** start **

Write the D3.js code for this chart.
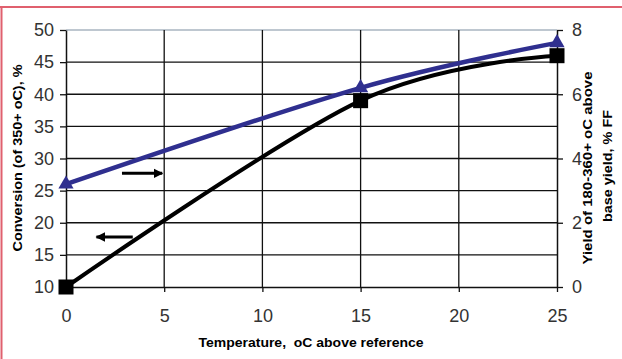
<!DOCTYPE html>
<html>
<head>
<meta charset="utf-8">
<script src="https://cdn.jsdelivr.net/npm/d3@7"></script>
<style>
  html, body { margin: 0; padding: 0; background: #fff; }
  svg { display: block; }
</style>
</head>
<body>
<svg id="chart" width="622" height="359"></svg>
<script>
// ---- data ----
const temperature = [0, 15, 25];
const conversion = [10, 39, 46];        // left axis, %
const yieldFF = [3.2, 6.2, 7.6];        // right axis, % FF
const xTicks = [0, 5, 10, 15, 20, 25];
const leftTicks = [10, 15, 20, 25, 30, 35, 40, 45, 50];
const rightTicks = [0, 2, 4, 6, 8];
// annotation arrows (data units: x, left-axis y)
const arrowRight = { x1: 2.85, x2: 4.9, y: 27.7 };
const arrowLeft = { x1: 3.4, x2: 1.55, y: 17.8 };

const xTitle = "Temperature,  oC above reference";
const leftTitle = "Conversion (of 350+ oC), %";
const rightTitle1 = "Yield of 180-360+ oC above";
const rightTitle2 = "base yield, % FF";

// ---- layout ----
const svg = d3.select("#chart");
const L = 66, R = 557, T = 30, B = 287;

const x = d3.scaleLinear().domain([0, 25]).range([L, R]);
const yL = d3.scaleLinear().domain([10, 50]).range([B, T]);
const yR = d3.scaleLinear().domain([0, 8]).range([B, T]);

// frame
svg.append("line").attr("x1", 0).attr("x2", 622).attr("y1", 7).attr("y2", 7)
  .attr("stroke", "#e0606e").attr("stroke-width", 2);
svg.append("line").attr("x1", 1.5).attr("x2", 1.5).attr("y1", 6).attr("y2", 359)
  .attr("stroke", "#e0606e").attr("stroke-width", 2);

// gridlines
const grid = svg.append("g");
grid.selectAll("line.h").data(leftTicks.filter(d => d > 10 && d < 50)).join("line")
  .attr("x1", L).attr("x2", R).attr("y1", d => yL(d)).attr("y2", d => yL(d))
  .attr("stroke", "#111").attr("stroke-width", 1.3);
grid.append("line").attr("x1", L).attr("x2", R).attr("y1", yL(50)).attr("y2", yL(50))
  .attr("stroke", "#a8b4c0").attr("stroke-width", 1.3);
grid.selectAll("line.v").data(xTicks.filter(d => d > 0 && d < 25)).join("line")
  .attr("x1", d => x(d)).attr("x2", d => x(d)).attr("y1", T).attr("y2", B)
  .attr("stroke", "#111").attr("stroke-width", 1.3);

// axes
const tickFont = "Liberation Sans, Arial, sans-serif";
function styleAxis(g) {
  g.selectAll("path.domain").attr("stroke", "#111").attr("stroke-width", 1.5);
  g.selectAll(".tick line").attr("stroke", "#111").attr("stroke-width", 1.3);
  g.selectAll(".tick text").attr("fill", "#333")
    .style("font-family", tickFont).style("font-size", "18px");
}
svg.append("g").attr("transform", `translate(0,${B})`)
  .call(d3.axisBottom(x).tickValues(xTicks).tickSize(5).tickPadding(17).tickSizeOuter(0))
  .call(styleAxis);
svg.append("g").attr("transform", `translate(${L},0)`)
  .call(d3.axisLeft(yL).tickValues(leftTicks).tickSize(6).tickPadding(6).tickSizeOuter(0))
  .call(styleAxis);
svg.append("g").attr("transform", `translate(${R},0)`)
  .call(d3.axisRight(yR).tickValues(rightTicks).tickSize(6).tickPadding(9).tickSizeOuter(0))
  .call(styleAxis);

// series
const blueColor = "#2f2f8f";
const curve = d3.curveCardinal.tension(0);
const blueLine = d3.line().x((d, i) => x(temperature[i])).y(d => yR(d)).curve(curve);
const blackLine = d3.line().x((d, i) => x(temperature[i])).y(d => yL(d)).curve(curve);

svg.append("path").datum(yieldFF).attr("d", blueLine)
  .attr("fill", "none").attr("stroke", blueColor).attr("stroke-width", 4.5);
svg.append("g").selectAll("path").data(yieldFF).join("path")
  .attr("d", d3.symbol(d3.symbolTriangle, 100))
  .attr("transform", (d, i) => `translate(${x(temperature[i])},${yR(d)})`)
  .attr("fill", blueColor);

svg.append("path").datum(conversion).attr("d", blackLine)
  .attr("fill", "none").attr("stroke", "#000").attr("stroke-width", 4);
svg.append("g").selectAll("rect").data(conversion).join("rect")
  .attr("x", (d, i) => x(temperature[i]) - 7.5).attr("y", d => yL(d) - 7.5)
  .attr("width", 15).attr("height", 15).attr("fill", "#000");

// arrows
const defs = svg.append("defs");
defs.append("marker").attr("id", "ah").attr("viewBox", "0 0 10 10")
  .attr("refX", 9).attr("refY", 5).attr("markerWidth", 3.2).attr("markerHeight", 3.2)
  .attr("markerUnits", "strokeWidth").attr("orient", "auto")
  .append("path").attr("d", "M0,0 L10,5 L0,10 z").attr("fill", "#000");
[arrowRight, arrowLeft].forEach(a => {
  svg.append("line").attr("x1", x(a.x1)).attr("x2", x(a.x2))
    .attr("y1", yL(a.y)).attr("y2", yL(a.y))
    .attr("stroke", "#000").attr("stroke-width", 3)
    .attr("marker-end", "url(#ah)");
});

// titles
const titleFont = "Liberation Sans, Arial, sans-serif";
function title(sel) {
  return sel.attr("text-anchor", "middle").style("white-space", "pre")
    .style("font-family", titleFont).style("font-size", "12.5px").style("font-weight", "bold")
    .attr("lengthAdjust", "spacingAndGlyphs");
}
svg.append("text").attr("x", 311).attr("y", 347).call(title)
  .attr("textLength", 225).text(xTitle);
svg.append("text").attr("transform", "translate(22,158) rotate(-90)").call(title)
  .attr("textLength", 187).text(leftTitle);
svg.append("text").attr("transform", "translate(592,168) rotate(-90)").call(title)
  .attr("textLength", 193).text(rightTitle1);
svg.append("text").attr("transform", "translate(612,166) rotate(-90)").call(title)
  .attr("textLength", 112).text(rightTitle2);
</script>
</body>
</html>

** end **

AIM OF THE EXERCISE: Gather from the data above every line with the string "chart".

SOLVED PROBLEM:
Write the D3.js code for this chart.
<svg id="chart" width="622" height="359"></svg>
const svg = d3.select("#chart");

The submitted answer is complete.